If it hasn’t quite sunk in how much the struggling economy in the U.S. is changing the mindset of industry, heed the words of Dr Heinrich Hiesinger, CEO of Siemens’ Industry Sector. His firm, at least at present, views the U.S. as a “low cost” production country, ripe as a base for exportation. Siemens has always had a strong manufacturing presence in the U.S., and a weak dollar makes exporting attractive. But perhaps Hiesinger’s remark is a sign that corporations may be leaning more towards the U.S. as a desirable manufacturing center, and less towards other countries.
The occasion for Hiesinger’s comments was the eve of the annual Siemens Automation Summit, held this week in Chicago. Siemens is banking on green manufacturing technologies, Hiesinger noted; its windpower drives business is expected to grow by 20% through 2010, compared to, for instance, 9% for product lifecycle management (PLM) software. Hiesinger also called attention to his company’s growing “environmental portfolio”—promoting wind power, enabling low-emission transportation systems, reducing factory energy consumption—which comprised 23% of its entire portfolio in 2007. For Siemens, the U.S. remains the focal point of these manufacturing initiatives.
What’s this have to do with pharma, besides the fact that Siemens has a major presence in the pharmaceutical automation and control market? The company’s bullishness on U.S. manufacturing reminded me of a news item I’d read just a few weeks about a small pharma company, Galexe Pharma Sciences, which chose to build in the U.S. rather than break ground abroad. Galexe, a subsidiary of Virginia-based Excela PharmSci, Inc., is set to open a new drug manufacturing facility in Lenoir, North Carolina. The company will invest $8.6 million over the next three years and create 55 jobs at an average annual salary of $55,455 per year.

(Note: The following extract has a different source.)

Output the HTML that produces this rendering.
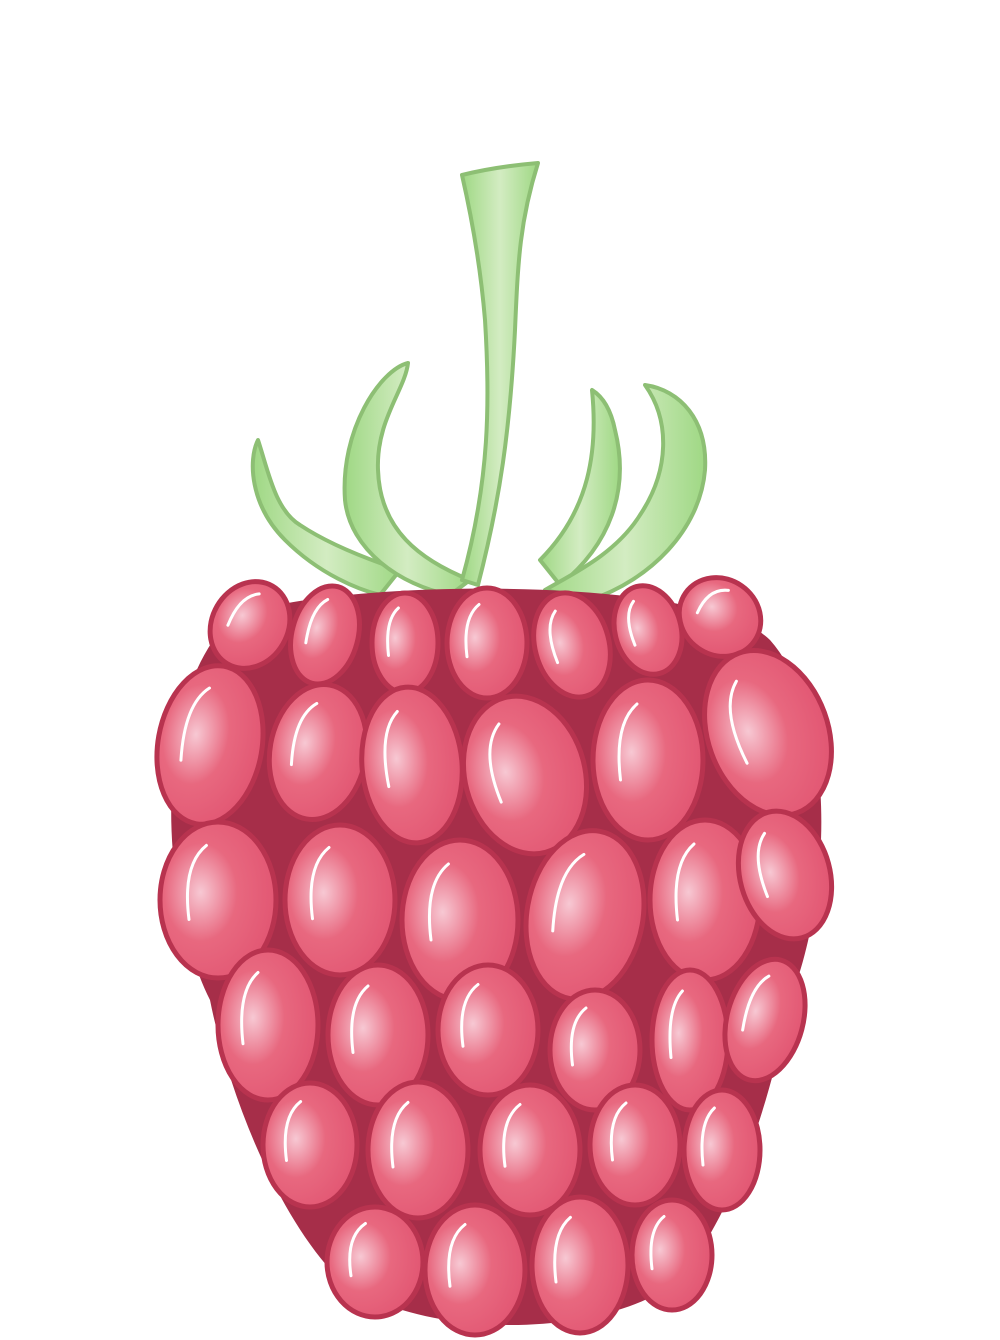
<!DOCTYPE html>
<html><head><meta charset="utf-8"><style>
html,body{margin:0;padding:0;background:#fff;width:1000px;height:1340px;overflow:hidden}
</style></head><body>
<svg width="1000" height="1340" viewBox="0 0 1000 1340">
<defs>
<radialGradient id="dg" cx="0.35" cy="0.45" r="0.7">
<stop offset="0" stop-color="#f7c8d3"/><stop offset="0.45" stop-color="#e8687f"/><stop offset="1" stop-color="#e15471"/>
</radialGradient>
<linearGradient id="gg" x1="0" y1="0" x2="1" y2="0">
<stop offset="0" stop-color="#9fd884"/><stop offset="0.5" stop-color="#d3ecc2"/><stop offset="1" stop-color="#9fd884"/>
</linearGradient>
</defs>
<g fill="url(#gg)" stroke="#8dbf74" stroke-width="4" stroke-linejoin="round">
<path d="M258,440 C248,460 250,505 285,540 C320,575 360,590 380,595 L400,570 C370,560 330,545 300,525 C275,510 268,470 258,440 Z"/>
<path d="M408,363 C380,370 340,430 345,500 C350,550 400,585 450,595 L470,580 C420,560 380,530 378,470 C376,420 405,390 408,363 Z"/>
<path d="M592,390 C598,450 590,510 540,560 L560,585 C610,545 630,490 615,430 C610,405 600,395 592,390 Z"/>
<path d="M645,385 C670,420 670,470 640,515 C615,555 570,575 545,590 L590,600 C650,580 700,530 705,470 C708,420 680,390 645,385 Z"/>
<path d="M462,175 C490,168 515,165 538,163 C520,220 518,260 515,330 C510,430 500,500 478,585 L462,580 C490,480 490,400 485,320 C480,260 470,210 462,175 Z"/>
</g>
<path d="M230,620 C300,580 700,570 770,640 C840,720 830,900 790,1000 C770,1100 740,1200 680,1280 C600,1340 420,1340 340,1280 C280,1220 230,1100 210,1000 C160,900 150,700 230,620 Z" fill="#a62e49"/>
<g id="drupes"></g>
</svg>
<script>
const drupeCx=[250,325,405,487,572,648,720,210,318,412,525,648,768,218,340,460,585,705,785,268,378,488,595,690,765,310,418,530,635,722,375,475,580,672];
const drupeCy=[625,635,643,643,645,630,617,745,752,765,775,760,733,900,900,920,915,900,875,1025,1035,1030,1050,1040,1020,1145,1150,1150,1145,1150,1262,1270,1265,1255];
const drupeRx=[38,33,33,40,37,33,42,52,48,50,60,55,60,58,55,58,58,55,45,50,50,50,45,38,38,47,50,50,45,38,48,50,48,40];
const drupeRy=[45,50,50,55,53,45,38,80,68,78,80,80,85,78,75,80,85,80,65,75,70,65,60,70,62,62,68,65,60,60,55,65,68,55];
const drupeRot=[30,15,0,0,-15,-15,35,10,10,-5,-15,0,-20,0,0,0,10,0,-15,0,0,0,0,0,15,0,0,0,0,0,0,0,0,0];
const g=document.getElementById('drupes');
const NS='http://www.w3.org/2000/svg';
for(let i=0;i<drupeCx.length;i++){
  const grp=document.createElementNS(NS,'g');
  
  
  grp.setAttribute('transform','translate('+drupeCx[i]+','+drupeCy[i]+') rotate('+drupeRot[i]+')');
  const e=document.createElementNS(NS,'ellipse');
  e.setAttribute('rx',drupeRx[i]);e.setAttribute('ry',drupeRy[i]);
  e.setAttribute('fill','url(#dg)');e.setAttribute('stroke','#b8334f');e.setAttribute('stroke-width','5');
  grp.appendChild(e);
  const h=document.createElementNS(NS,'path');
  const rx=drupeRx[i],ry=drupeRy[i];
  h.setAttribute('d','M'+(-rx*0.5)+','+(ry*0.25)+' Q'+(-rx*0.62)+','+(-ry*0.45)+' '+(-rx*0.2)+','+(-ry*0.7));
  h.setAttribute('fill','none');h.setAttribute('stroke','#fff');h.setAttribute('stroke-width','3');h.setAttribute('stroke-linecap','round');
  grp.appendChild(h);
  g.appendChild(grp);
}
</script>
</body></html>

“Upon careful consideration of competing locations within the U.S. as well as Hyderabad, India, we chose North Carolina,” says Phanesh Koneru, president and CEO of Galexe. The reasons: low cost of living and doing business, tax incentives, good talent pool, mild year-round weather. Sure, Hyderabad remains a good place for a manufacturing plant. But, weak dollar or no, the U.S. isn’t a bad place either.